Dawn Cartwright said...

I totally agree that it should not be a one upmanship. The majority of our parties for my three kids were home parties. Enlist the help of older kids if you have them- my son dressed as Bobo the Clown ( he'd die right now thinking back) for his youngest sister's "Clown party". Ironically she is terrified of clowns and mascots today.
We also made a big deal of just our nuclear family as we often moved right before birthdays and the kids had not made friends yet enough to invite. And our extended families all lived too far away.

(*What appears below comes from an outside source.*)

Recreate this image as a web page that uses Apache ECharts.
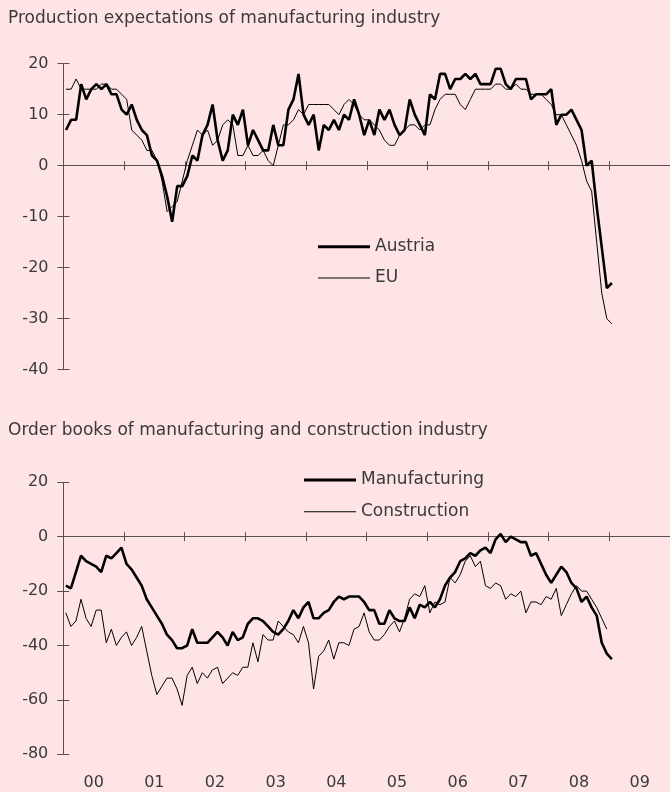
<!DOCTYPE html>
<html>
<head>
<meta charset="utf-8">
<script src="https://cdn.jsdelivr.net/npm/echarts@6/dist/echarts.min.js"></script>
<style>
  html, body { margin: 0; padding: 0; background: #FFE4E6; }
  #chart { width: 670px; height: 792px; }
</style>
</head>
<body>
<div id="chart"></div>
<script>
// monthly values, Jan 2000 onwards
var years = ['00', '01', '02', '03', '04', '05', '06', '07', '08', '09'];

// production expectations
var austria = [
    7, 9, 9, 16, 13, 15, 16, 15, 16, 14, 14, 11,
    10, 12, 9, 7, 6, 2, 1, -2, -6, -11, -4, -4,
    -2, 2, 1, 6, 8, 12, 5, 1, 3, 10, 8, 11,
    4, 7, 5, 3, 3, 8, 4, 4, 11, 13, 18, 10,
    8, 10, 3, 8, 7, 9, 7, 10, 9, 13, 10, 6,
    9, 6, 11, 9, 11, 8, 6, 7, 13, 10, 8, 6,
    14, 13, 18, 18, 15, 17, 17, 18, 17, 18, 16, 16,
    16, 19, 19, 16, 15, 17, 17, 17, 13, 14, 14, 14,
    15, 8, 10, 10, 11, 9, 7, 0, 1, -8, -16, -24,
    -23
];
var eu = [
    15, 15, 17, 15, 15, 15, 15, 16, 16, 15, 15, 14,
    13, 7, 6, 5, 3, 3, 1, -3, -9, -8, -7, -3,
    1, 4, 7, 6, 7, 4, 5, 8, 9, 8, 2, 2,
    4, 2, 2, 3, 1, 0, 4, 8, 8, 9, 11, 10,
    12, 12, 12, 12, 12, 11, 10, 12, 13, 12, 10, 9,
    9, 8, 7, 5, 4, 4, 6, 7, 8, 8, 7, 8,
    8, 11, 13, 14, 14, 14, 12, 11, 13, 15, 15, 15,
    15, 16, 16, 15, 15, 16, 15, 15, 14, 14, 14, 13,
    12, 10, 10, 8, 6, 4, 1, -3, -5, -15, -25, -30,
    -31
];

// order books
var manufacturing = [
    -18, -19, -13, -7, -9, -10, -11, -13, -7, -8, -6, -4,
    -10, -12, -15, -18, -23, -26, -29, -32, -36, -38, -41, -41,
    -40, -34, -39, -39, -39, -37, -35, -37, -40, -35, -38, -37,
    -32, -30, -30, -31, -33, -35, -36, -34, -31, -27, -30, -26,
    -24, -30, -30, -28, -27, -24, -22, -23, -22, -22, -22, -24,
    -27, -27, -32, -32, -27, -30, -31, -31, -26, -30, -25, -26,
    -24, -26, -23, -18, -15, -13, -9, -8, -6, -7, -5, -4,
    -6, -1, 1, -2, 0, -1, -2, -2, -7, -6, -10, -14,
    -17, -14, -11, -13, -17, -19, -24, -22, -26, -29, -39, -43,
    -45
];
var construction = [
    -28, -33, -31, -23, -30, -33, -27, -27, -39, -34, -40, -37,
    -35, -40, -37, -33, -42, -51, -58, -55, -52, -52, -56, -62,
    -51, -48, -54, -50, -52, -49, -48, -54, -52, -50, -51, -48,
    -48, -39, -46, -36, -38, -38, -31, -33, -35, -36, -39, -33,
    -39, -56, -44, -42, -38, -45, -39, -39, -40, -34, -33, -28,
    -35, -38, -38, -36, -33, -31, -35, -30, -23, -21, -22, -18,
    -28, -24, -25, -24, -15, -17, -14, -9, -7, -11, -9, -18,
    -19, -17, -18, -23, -21, -22, -20, -28, -24, -24, -25, -22,
    -23, -19, -29, -25, -21, -18, -20, -20, -23, -26, -30, -34
];

var topTicks = [-40, 20, 10];
var bottomTicks = [-80, 20, 20];

// point in middle of its month
function toPoints(arr) {
    return arr.map(function (v, i) { return [i + 0.5, v]; });
}

var axisColor = '#5a5050';
var textColor = '#3a3a3a';
var font = 'DejaVu Sans';

// x axis through zero, ticks crossing the line (one axis inside, one outside)
function monthAxis(grid, inside, hideLine) {
    return {
        type: 'value', gridIndex: grid, min: 0, max: 120, interval: 12,
        position: 'bottom',
        axisLine: {show: !hideLine, onZero: true, lineStyle: {color: axisColor, width: 1}},
        axisTick: {show: true, inside: inside, length: 4.5, lineStyle: {color: axisColor}},
        axisLabel: {show: false},
        splitLine: {show: false}
    };
}

function valueAxis(grid, ticks, inside) {
    return {
        type: 'value', gridIndex: grid, position: 'left',
        min: ticks[0], max: ticks[1], interval: ticks[2],
        axisLine: {show: !inside, onZero: false, lineStyle: {color: axisColor, width: 1}},
        axisTick: {show: true, inside: inside, length: 6, lineStyle: {color: axisColor}},
        axisLabel: {show: !inside, margin: 15, color: textColor, fontFamily: font, fontSize: 16},
        splitLine: {show: false}
    };
}

function legendItem(name, left, top, h) {
    return {
        data: [name], left: left, top: top, padding: 0,
        icon: 'rect', itemWidth: 52, itemHeight: h,
        selectedMode: false,
        itemStyle: {color: '#000'},
        textStyle: {color: textColor, fontFamily: font, fontSize: 17, lineHeight: 20}
    };
}

var option = {
    backgroundColor: '#FFE4E6',
    animation: false,
    title: [
        {text: 'Production expectations of manufacturing industry', left: 8, top: 8.5, padding: 0,
         textStyle: {color: textColor, fontFamily: font, fontSize: 17, fontWeight: 'normal', lineHeight: 20}},
        {text: 'Order books of manufacturing and construction industry', left: 8, top: 421, padding: 0,
         textStyle: {color: textColor, fontFamily: font, fontSize: 17, fontWeight: 'normal', lineHeight: 20}}
    ],
    legend: [
        legendItem('Austria', 318, 236.7, 3),
        legendItem('EU', 318, 268, 1),
        legendItem('Manufacturing', 304, 470, 3),
        legendItem('Construction', 304, 501.7, 1)
    ],
    grid: [
        {left: 63.5, top: 63.7, width: 612, height: 306},
        {left: 63.3, top: 482.3, width: 607, height: 272}
    ],
    xAxis: [
        monthAxis(0, false, false),
        monthAxis(0, true, true),
        monthAxis(1, false, false),
        monthAxis(1, true, true),
        {
            // year labels, centred in each year
            type: 'category', gridIndex: 1, position: 'bottom', data: years, boundaryGap: true,
            axisLine: {show: false, onZero: false}, axisTick: {show: false},
            axisLabel: {margin: 21, color: textColor, fontFamily: font, fontSize: 16, interval: 0}
        }
    ],
    yAxis: [
        valueAxis(0, topTicks, false),
        valueAxis(0, topTicks, true),
        valueAxis(1, bottomTicks, false),
        valueAxis(1, bottomTicks, true)
    ],
    series: [
        {name: 'Austria', type: 'line', xAxisIndex: 0, yAxisIndex: 0, data: toPoints(austria),
         symbol: 'none', lineStyle: {color: '#000', width: 2.6}, itemStyle: {color: '#000'}, z: 3},
        {name: 'EU', type: 'line', xAxisIndex: 0, yAxisIndex: 0, data: toPoints(eu),
         symbol: 'none', lineStyle: {color: '#000', width: 1}, itemStyle: {color: '#000'}, z: 2},
        {name: 'Manufacturing', type: 'line', xAxisIndex: 2, yAxisIndex: 2, data: toPoints(manufacturing),
         symbol: 'none', lineStyle: {color: '#000', width: 2.6}, itemStyle: {color: '#000'}, z: 3},
        {name: 'Construction', type: 'line', xAxisIndex: 2, yAxisIndex: 2, data: toPoints(construction),
         symbol: 'none', lineStyle: {color: '#000', width: 1}, itemStyle: {color: '#000'}, z: 2}
    ]
};

var mychart = echarts.init(document.getElementById('chart'));
mychart.setOption(option);
</script>
</body>
</html>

Christmas with CWG said...

Don't you think parents around the world are just waiting for someone to be the first to say, "Hey! Let's not do birthday parties anymore!" We've done exactly 2. Then we switched to making birthdays strictly a family affair. The boys choose a restaurant for dinner, we go to a family movie. We've gone to Six Flags and once my youngest son's birthday coincided with a trip to Disneyworld.
Once each of her kids turned 10, my sister-in-law said, "OK, you can have a party, or I can give you this crisp $100 bill and you can buy whatever you want with it." --- Guess what they chose?

Christmas with CWG said...

Oh, and one more thing...Once our boys reached middle school, any birthday gifts for their friends came out of their allowance.

Kay Klebba said...

We quit birthday parties at ten too. Amazing, great minds think alike. Does anyone really have the time and inclination to get out there and throw an amazing party anymore. I am always exhausted. My greatest achievement and lowest point in exhaustion was Grant's Fear Factor birthday party. I spend eight hours ironing on custom decals that said "I survived Grant's fear factor birthday party, evidently, fear is not a factor for me." complete with everyone's name on it. I think I worked at least ten to twelve hours apart from that. It was a great party though, and seeing the t-shirts at school all year was a nice kudo.

OH MY.....I just got sucked back in. Shame, shame, shame. Backing away from the party store. Yikes.